Le tour de passe-passe que nous joue Emanuel Macron dans cet article est monté comme tous les tours de prestidigitation où un habile manipulateur fait aux yeux de tous disparaître mystérieusement un objet pour en faire jaillir subitement un autre, au grand étonnement d’un public ébahi. Comment donc notre candidat à l’élection présidentielle procède-t-il dans son article ? Il fait disparaître sous nos yeux, sans que nous nous en apercevions, la notion de « civilisation » pour lui substituer subrepticement celle de « peuple ». Et personne n’y voit rien : il s’agit tout simplement de mots, dont le public ne sait pas très bien d’ailleurs ce qu’ils signifient, et, hop, le tour est joué. En avant donc pour cesser de défendre notre identité et nous fondre dans le magma d’une culture universelle.

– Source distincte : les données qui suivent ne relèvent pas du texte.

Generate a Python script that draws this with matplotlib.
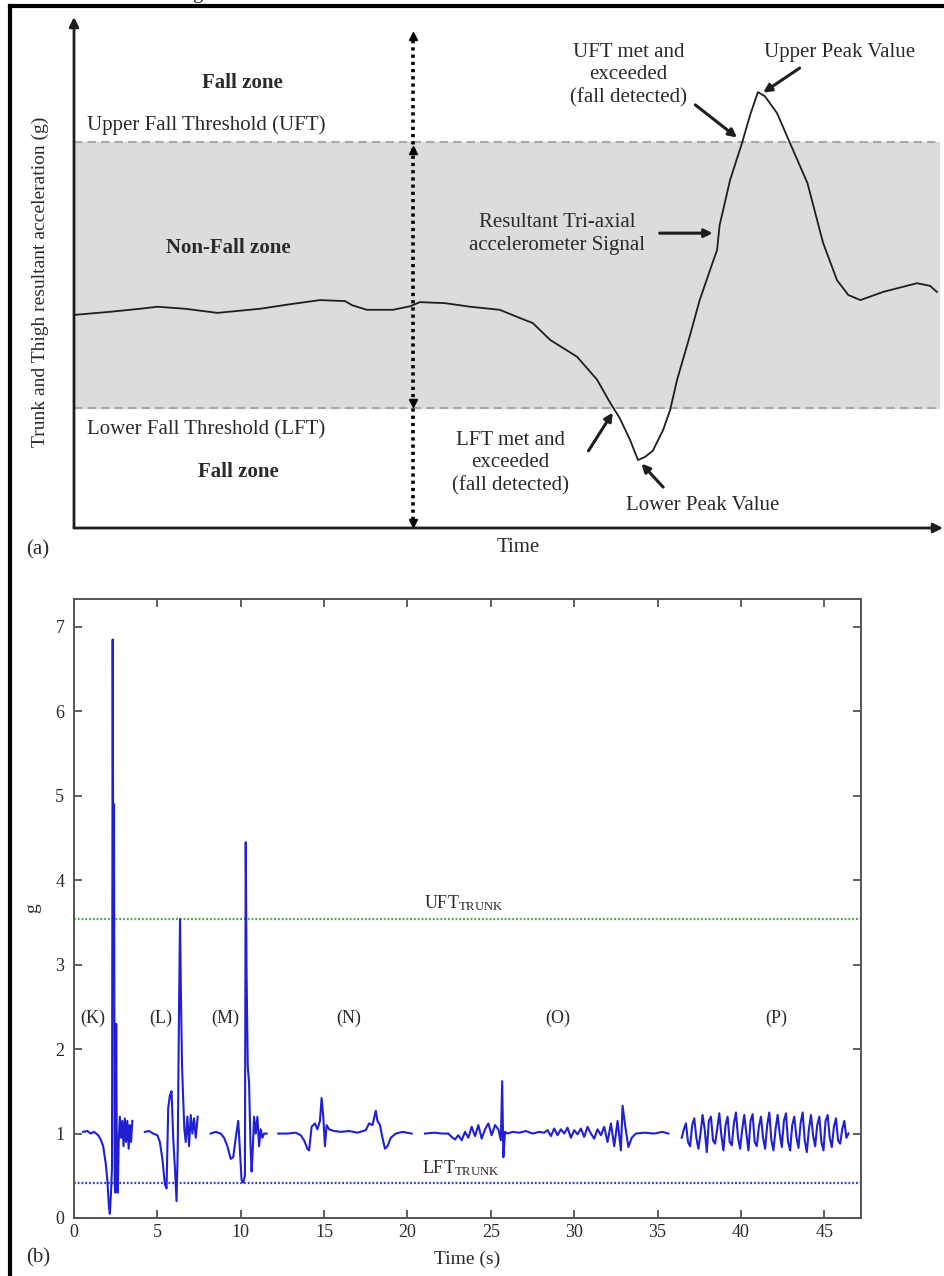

Pour percevoir où se situe le piège, et le déjouer, il faut nous en référer à quelques notions simples d’anthropologie, cette branche passionnante des sciences humaines qui étudie comment l’homme vit en société. Le concept de civilisation est fondamental en anthropologie, alors que celui de « peuple », inventé par Emmanuel Macron, n’existe pas, du moins au sens qu’il lui attribue. Les anthropologues nous disent que l’histoire des hommes est celle des civilisations. Il faut donc bien comprendre ce qu’est une « civilisation ». L’anthropologue Rodolfo Stevenhagen nous dit : « C’est l’ensemble des traits distinctifs, spirituels et matériels, intellectuels et affectifs qui caractérisent une société » Et Spengler, de son coté expliquait dans son fameux ouvrage sur le déclin de l’Occident : « Chaque civilisation est une expérience unique, un art, une science une façon de penser, qui sont incompréhensibles en dehors de l’esprit qui l’anime ». Il faut bien voir qu’à l’intérieur de chaque civilisation il existe des cultures différentes : par exemple la culture en Europe des pays latins n’est pas la même que celle des pays du Nord, car les uns sont catholiques et les autres protestants : mais tous sont des chrétiens, et ces peuples relèvent de la même civilisation. Il ne faut donc pas confondre, ce que l’on fait très souvent, les concepts de « civilisation » et de « culture ». La notion de peuple d’Emmanuel Macron se réfère à ce que l’on appelle, habituellement, « la culture ».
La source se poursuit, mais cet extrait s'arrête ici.